## Dataset entries
* * * * * * * * *

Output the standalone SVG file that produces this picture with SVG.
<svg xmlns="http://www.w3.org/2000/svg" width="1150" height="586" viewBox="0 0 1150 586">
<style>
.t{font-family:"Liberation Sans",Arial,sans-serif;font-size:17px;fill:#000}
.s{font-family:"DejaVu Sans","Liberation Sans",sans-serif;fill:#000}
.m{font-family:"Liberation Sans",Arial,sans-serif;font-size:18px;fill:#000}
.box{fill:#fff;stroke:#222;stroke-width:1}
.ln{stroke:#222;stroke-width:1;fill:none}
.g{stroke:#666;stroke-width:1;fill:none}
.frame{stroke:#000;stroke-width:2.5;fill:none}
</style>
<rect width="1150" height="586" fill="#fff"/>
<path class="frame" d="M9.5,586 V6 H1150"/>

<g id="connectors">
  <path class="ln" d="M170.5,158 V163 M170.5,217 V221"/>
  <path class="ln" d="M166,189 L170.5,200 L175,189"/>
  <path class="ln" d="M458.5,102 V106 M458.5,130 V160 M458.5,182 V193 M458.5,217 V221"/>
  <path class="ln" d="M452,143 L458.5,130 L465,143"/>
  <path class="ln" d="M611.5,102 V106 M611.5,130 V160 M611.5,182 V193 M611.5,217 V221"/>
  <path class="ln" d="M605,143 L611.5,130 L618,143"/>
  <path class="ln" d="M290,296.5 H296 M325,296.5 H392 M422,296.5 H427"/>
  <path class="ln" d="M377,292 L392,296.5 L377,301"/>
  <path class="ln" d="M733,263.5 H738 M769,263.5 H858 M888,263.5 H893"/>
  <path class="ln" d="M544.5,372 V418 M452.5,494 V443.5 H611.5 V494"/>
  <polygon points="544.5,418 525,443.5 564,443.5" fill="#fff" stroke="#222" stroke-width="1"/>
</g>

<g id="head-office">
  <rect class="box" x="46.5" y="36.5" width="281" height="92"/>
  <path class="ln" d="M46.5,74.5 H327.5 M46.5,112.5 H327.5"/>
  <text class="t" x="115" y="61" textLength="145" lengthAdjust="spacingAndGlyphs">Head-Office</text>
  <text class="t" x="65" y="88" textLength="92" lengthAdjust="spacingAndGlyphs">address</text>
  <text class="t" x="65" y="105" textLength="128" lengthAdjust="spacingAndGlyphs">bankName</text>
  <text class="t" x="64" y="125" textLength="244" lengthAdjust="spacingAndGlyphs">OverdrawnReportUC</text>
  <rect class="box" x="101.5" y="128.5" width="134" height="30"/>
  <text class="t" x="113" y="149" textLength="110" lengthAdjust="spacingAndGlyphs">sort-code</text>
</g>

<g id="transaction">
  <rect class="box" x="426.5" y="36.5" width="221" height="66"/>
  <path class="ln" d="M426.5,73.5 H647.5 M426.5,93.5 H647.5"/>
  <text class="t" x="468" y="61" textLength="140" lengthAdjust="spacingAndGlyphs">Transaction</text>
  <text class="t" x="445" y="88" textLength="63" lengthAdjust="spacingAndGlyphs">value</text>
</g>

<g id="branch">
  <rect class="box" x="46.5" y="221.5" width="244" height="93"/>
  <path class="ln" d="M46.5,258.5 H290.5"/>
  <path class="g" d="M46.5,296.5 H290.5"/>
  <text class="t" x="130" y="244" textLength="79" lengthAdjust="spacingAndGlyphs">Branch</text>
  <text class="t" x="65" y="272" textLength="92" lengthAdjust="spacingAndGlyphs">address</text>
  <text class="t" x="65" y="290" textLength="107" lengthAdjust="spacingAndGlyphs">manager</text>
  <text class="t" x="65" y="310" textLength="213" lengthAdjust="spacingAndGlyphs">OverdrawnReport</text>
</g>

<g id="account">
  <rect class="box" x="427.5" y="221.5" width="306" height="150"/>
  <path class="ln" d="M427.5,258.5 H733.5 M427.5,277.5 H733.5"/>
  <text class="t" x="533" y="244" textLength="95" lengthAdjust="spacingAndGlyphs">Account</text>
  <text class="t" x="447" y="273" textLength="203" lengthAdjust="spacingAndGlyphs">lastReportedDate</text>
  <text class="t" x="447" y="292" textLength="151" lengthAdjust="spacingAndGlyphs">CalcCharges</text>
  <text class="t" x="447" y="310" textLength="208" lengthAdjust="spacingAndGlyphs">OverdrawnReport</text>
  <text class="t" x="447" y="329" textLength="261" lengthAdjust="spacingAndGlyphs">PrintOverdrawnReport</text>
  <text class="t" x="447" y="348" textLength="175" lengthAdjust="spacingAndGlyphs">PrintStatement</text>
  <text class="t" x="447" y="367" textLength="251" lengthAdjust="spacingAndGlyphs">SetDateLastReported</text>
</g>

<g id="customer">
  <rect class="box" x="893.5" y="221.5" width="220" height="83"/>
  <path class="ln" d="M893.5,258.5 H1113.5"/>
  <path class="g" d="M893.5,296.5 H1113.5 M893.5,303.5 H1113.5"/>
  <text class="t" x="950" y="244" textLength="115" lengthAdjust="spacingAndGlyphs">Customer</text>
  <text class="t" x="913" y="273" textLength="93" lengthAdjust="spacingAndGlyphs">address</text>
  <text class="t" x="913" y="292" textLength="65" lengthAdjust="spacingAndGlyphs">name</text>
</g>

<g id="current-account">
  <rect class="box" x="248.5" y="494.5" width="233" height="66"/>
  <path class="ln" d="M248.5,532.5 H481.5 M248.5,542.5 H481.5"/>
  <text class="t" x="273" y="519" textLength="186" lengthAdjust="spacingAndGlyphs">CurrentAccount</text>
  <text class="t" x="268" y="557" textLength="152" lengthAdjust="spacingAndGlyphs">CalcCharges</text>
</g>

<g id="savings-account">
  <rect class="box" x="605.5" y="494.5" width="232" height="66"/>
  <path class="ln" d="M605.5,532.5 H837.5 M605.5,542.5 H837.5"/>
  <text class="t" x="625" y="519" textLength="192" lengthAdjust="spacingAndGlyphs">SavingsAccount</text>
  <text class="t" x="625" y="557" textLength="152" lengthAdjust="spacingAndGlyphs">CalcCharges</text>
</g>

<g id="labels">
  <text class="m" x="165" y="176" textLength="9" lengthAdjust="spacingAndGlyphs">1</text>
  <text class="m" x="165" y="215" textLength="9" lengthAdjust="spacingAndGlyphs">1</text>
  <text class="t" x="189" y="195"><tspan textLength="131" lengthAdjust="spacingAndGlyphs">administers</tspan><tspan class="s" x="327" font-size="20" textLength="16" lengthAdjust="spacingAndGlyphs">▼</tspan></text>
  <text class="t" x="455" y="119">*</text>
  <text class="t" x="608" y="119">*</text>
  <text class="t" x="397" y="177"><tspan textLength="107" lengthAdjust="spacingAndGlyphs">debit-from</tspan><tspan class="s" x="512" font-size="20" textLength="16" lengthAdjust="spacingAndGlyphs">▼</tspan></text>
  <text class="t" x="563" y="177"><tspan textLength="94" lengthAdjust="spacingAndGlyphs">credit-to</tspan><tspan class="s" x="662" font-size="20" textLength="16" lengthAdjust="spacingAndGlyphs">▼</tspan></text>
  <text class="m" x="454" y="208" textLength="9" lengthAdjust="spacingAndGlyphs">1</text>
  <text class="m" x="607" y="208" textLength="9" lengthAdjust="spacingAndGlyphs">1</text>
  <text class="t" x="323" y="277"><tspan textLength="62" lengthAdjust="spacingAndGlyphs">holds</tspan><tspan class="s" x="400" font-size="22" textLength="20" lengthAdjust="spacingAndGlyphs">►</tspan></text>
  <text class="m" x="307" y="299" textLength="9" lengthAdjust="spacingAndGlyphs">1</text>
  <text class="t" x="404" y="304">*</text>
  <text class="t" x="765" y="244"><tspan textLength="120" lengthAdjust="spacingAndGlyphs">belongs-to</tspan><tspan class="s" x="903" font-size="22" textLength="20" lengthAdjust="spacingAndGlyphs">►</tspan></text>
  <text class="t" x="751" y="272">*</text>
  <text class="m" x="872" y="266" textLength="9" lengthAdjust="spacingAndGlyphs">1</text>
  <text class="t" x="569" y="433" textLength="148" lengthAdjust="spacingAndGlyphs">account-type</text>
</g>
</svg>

* * * * * * * * *

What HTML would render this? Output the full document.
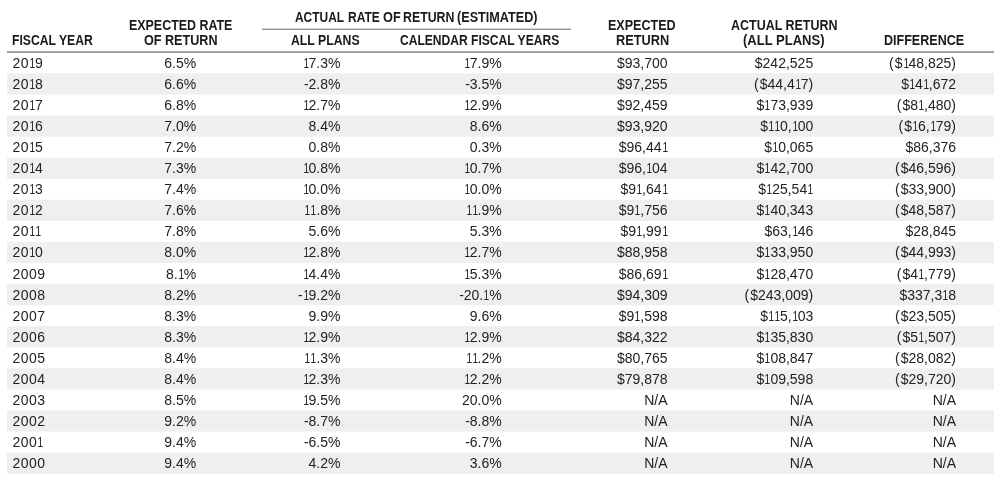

* * * * * * * * *

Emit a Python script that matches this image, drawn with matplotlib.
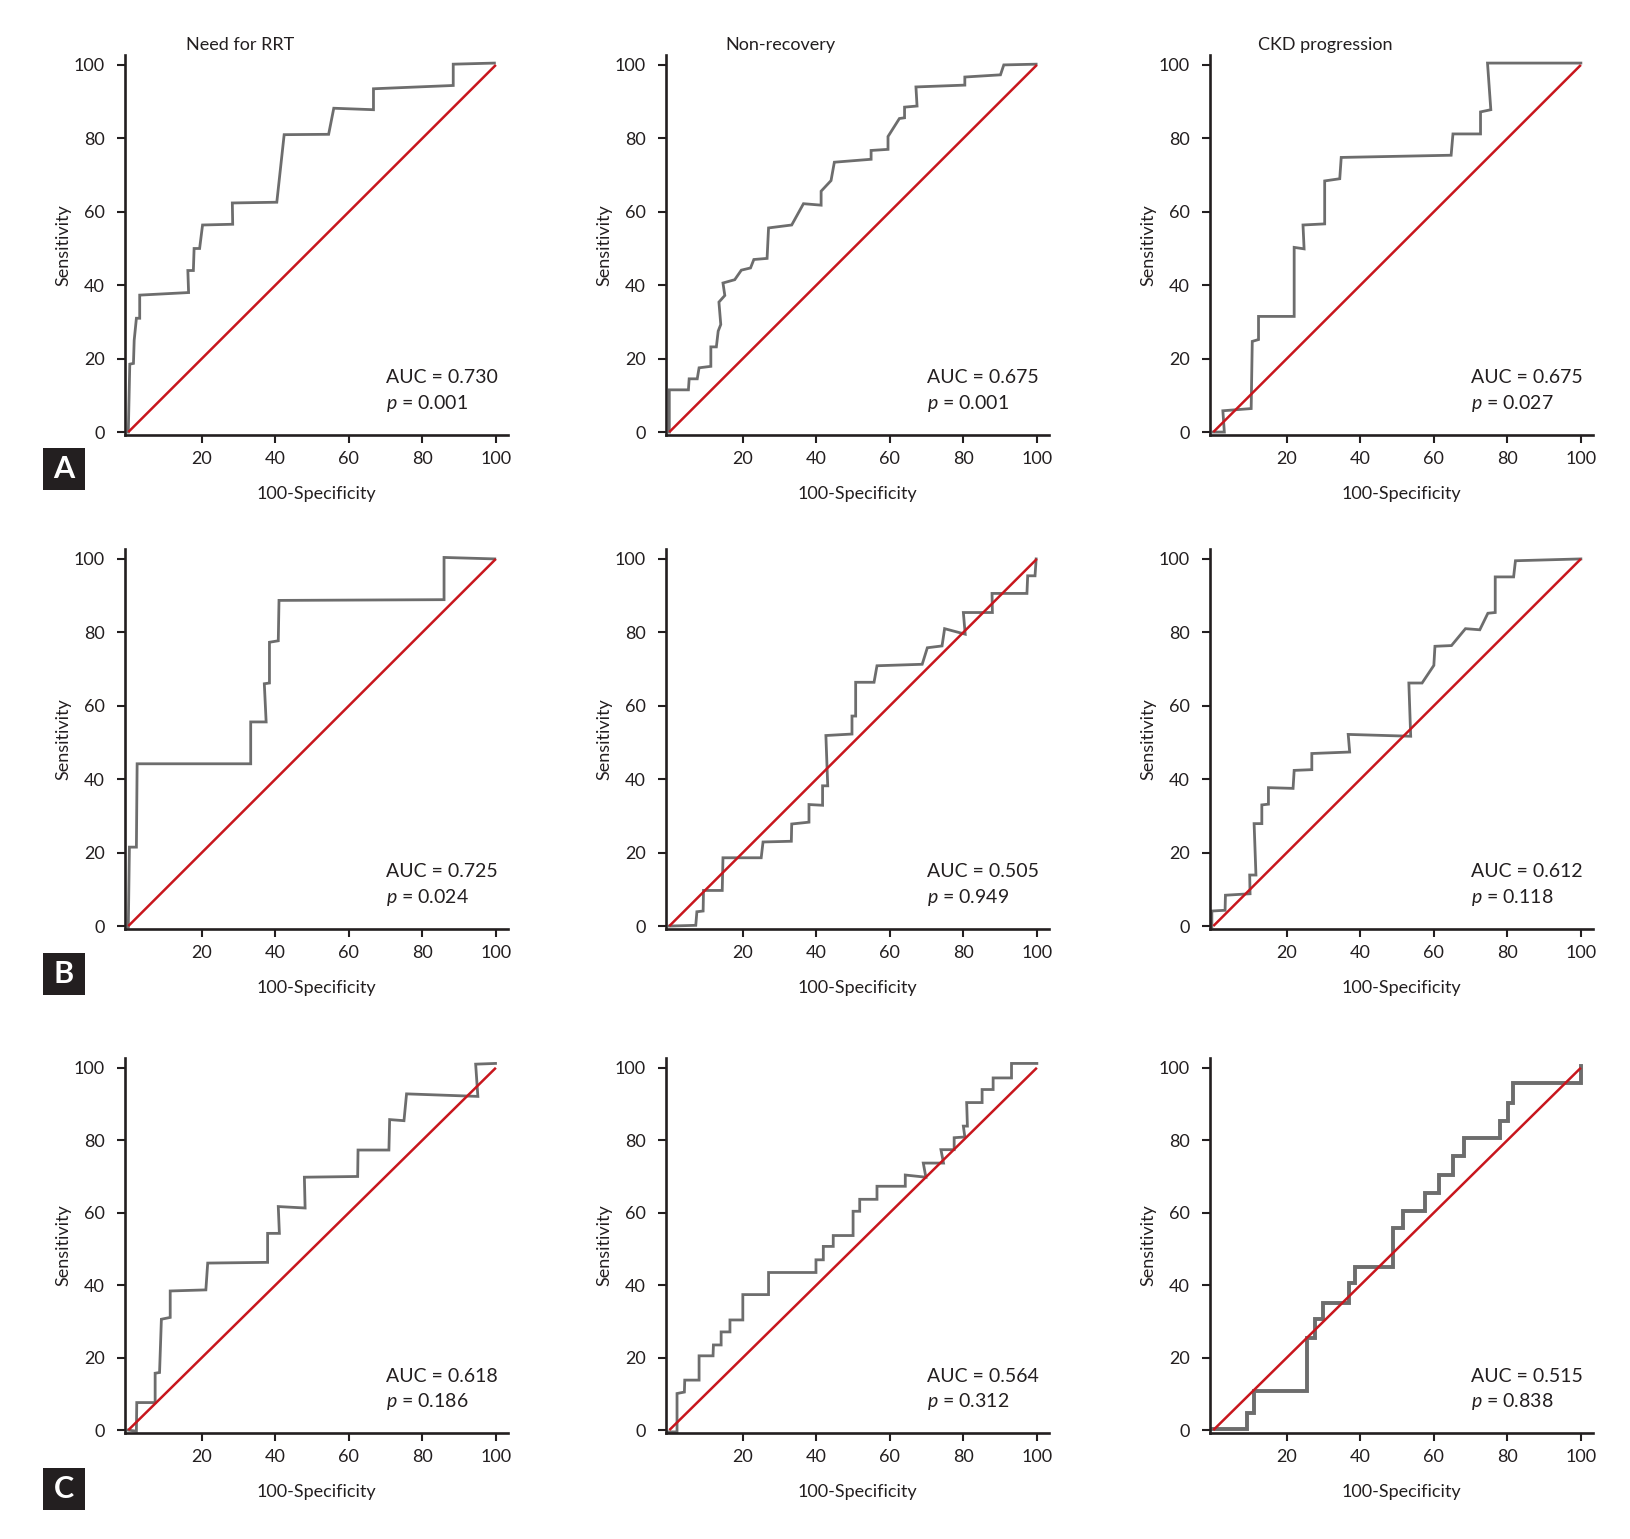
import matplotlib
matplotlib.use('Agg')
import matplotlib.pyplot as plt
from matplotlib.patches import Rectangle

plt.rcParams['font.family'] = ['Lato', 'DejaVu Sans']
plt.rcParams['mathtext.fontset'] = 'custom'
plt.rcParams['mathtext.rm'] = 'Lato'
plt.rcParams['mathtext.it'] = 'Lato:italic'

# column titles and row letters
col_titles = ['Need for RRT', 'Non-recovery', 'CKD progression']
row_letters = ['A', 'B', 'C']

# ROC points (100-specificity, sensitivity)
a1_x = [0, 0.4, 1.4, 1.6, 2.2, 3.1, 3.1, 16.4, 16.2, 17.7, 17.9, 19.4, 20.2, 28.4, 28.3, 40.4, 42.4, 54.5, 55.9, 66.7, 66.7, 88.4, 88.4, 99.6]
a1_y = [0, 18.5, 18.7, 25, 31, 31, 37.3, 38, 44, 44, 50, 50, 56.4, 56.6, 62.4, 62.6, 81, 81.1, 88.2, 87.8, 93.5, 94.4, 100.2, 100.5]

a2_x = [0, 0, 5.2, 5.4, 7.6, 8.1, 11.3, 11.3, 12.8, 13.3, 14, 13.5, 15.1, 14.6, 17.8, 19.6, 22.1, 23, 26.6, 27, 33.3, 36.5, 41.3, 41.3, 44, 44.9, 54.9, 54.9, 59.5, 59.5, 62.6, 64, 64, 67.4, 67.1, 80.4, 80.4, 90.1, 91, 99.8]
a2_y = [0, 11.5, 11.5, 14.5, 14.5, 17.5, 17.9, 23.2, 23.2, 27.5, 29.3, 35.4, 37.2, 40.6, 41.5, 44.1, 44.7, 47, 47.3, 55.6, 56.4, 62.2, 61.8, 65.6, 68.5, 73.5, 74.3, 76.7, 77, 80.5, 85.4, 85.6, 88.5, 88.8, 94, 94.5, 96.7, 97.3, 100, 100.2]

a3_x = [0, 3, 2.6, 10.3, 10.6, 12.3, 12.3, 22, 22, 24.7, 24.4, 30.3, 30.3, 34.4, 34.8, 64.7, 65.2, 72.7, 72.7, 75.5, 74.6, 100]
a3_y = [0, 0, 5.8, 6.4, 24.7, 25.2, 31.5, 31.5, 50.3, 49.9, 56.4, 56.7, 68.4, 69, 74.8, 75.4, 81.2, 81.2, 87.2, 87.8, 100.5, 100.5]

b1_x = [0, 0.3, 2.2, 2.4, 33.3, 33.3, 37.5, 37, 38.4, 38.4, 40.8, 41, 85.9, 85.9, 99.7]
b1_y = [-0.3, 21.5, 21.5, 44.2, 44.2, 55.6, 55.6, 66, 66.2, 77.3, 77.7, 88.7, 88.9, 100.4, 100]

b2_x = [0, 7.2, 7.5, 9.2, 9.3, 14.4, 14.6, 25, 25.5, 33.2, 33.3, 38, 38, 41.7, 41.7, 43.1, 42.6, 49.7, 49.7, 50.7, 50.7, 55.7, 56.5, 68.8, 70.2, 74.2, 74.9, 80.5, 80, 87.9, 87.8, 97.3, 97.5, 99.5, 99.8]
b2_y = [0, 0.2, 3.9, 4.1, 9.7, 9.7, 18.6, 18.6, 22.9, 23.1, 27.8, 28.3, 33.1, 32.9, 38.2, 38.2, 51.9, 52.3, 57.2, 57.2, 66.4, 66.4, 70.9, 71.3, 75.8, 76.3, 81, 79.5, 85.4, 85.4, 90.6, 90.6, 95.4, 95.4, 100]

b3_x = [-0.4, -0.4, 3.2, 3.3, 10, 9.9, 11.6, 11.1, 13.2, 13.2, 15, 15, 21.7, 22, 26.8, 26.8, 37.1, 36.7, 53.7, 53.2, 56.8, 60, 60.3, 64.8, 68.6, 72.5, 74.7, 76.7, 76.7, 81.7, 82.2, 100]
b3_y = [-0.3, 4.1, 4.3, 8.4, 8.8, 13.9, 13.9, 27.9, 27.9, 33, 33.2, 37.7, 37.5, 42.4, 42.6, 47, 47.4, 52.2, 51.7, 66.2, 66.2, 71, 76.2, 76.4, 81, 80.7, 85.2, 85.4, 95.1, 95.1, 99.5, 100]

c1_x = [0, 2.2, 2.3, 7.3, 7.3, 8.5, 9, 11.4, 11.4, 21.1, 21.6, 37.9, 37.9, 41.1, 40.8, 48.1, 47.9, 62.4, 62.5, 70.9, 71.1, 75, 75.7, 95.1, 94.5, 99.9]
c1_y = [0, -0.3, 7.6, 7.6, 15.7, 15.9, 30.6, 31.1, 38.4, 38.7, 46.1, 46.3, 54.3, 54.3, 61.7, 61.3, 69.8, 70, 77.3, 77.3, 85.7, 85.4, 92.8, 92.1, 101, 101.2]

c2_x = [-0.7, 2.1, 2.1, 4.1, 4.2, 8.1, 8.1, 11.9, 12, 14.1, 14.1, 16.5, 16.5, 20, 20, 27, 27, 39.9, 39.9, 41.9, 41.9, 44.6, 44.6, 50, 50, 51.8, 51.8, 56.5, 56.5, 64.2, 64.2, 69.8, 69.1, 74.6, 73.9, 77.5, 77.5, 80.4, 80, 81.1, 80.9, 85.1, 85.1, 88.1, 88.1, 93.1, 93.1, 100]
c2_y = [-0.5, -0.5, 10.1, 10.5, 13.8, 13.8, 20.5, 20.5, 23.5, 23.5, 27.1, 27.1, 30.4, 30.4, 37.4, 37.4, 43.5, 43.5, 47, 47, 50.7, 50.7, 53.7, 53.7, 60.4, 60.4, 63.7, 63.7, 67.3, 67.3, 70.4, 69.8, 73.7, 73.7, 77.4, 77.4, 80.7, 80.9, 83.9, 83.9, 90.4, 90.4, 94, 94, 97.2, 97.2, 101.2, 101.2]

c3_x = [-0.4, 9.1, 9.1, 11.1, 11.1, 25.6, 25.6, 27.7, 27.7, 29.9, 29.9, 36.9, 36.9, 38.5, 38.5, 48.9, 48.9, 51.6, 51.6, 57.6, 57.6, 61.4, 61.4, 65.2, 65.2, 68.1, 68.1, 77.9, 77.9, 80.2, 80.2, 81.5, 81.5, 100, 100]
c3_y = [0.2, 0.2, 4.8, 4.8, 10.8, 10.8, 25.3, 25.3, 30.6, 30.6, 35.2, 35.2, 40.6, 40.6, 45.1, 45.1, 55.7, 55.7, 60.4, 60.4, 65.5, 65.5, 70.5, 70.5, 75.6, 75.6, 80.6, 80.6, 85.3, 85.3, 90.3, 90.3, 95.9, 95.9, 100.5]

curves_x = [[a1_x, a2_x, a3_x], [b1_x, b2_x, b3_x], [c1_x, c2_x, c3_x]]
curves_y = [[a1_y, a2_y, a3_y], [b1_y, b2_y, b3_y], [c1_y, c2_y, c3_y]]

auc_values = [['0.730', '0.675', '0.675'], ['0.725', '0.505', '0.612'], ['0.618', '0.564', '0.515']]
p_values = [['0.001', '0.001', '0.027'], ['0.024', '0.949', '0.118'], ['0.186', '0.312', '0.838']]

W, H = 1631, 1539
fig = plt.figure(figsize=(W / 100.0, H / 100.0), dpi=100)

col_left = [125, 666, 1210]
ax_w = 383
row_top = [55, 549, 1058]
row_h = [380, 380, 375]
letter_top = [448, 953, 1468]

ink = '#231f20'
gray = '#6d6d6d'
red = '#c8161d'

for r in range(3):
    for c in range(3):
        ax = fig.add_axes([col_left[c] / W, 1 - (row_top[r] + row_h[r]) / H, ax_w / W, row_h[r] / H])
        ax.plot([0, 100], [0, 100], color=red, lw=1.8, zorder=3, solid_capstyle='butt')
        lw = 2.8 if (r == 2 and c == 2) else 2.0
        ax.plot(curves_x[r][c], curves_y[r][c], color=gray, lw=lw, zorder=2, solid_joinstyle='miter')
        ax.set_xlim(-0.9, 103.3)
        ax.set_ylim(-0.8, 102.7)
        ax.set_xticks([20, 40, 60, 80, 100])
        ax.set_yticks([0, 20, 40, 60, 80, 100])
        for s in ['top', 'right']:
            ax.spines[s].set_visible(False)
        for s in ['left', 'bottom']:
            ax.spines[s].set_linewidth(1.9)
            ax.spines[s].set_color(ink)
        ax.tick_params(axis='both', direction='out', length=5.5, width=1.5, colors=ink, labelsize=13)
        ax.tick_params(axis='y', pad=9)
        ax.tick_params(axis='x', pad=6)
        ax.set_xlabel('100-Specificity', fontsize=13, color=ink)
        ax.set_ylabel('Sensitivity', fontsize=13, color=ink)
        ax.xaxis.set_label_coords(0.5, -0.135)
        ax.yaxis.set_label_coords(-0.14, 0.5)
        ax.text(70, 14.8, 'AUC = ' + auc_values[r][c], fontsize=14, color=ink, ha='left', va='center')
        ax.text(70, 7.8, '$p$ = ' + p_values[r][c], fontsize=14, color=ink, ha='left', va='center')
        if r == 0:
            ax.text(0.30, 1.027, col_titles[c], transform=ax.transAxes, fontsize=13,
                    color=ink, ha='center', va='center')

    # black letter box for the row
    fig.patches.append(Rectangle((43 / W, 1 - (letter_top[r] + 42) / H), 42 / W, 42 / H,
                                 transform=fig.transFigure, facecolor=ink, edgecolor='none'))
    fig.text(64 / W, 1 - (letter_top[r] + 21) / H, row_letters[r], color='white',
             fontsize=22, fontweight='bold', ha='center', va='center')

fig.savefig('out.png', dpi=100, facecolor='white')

* * * * * * * * *

Nothing but the lines from the one with "Emit a Python" through the one with "88.9, 100.4, 100]" should be copied, word for word. Pictures are left out.

## Reply
Emit a Python script that matches this image, drawn with matplotlib.
import matplotlib
matplotlib.use('Agg')
import matplotlib.pyplot as plt
from matplotlib.patches import Rectangle

plt.rcParams['font.family'] = ['Lato', 'DejaVu Sans']
plt.rcParams['mathtext.fontset'] = 'custom'
plt.rcParams['mathtext.rm'] = 'Lato'
plt.rcParams['mathtext.it'] = 'Lato:italic'

# column titles and row letters
col_titles = ['Need for RRT', 'Non-recovery', 'CKD progression']
row_letters = ['A', 'B', 'C']

# ROC points (100-specificity, sensitivity)
a1_x = [0, 0.4, 1.4, 1.6, 2.2, 3.1, 3.1, 16.4, 16.2, 17.7, 17.9, 19.4, 20.2, 28.4, 28.3, 40.4, 42.4, 54.5, 55.9, 66.7, 66.7, 88.4, 88.4, 99.6]
a1_y = [0, 18.5, 18.7, 25, 31, 31, 37.3, 38, 44, 44, 50, 50, 56.4, 56.6, 62.4, 62.6, 81, 81.1, 88.2, 87.8, 93.5, 94.4, 100.2, 100.5]

a2_x = [0, 0, 5.2, 5.4, 7.6, 8.1, 11.3, 11.3, 12.8, 13.3, 14, 13.5, 15.1, 14.6, 17.8, 19.6, 22.1, 23, 26.6, 27, 33.3, 36.5, 41.3, 41.3, 44, 44.9, 54.9, 54.9, 59.5, 59.5, 62.6, 64, 64, 67.4, 67.1, 80.4, 80.4, 90.1, 91, 99.8]
a2_y = [0, 11.5, 11.5, 14.5, 14.5, 17.5, 17.9, 23.2, 23.2, 27.5, 29.3, 35.4, 37.2, 40.6, 41.5, 44.1, 44.7, 47, 47.3, 55.6, 56.4, 62.2, 61.8, 65.6, 68.5, 73.5, 74.3, 76.7, 77, 80.5, 85.4, 85.6, 88.5, 88.8, 94, 94.5, 96.7, 97.3, 100, 100.2]

a3_x = [0, 3, 2.6, 10.3, 10.6, 12.3, 12.3, 22, 22, 24.7, 24.4, 30.3, 30.3, 34.4, 34.8, 64.7, 65.2, 72.7, 72.7, 75.5, 74.6, 100]
a3_y = [0, 0, 5.8, 6.4, 24.7, 25.2, 31.5, 31.5, 50.3, 49.9, 56.4, 56.7, 68.4, 69, 74.8, 75.4, 81.2, 81.2, 87.2, 87.8, 100.5, 100.5]

b1_x = [0, 0.3, 2.2, 2.4, 33.3, 33.3, 37.5, 37, 38.4, 38.4, 40.8, 41, 85.9, 85.9, 99.7]
b1_y = [-0.3, 21.5, 21.5, 44.2, 44.2, 55.6, 55.6, 66, 66.2, 77.3, 77.7, 88.7, 88.9, 100.4, 100]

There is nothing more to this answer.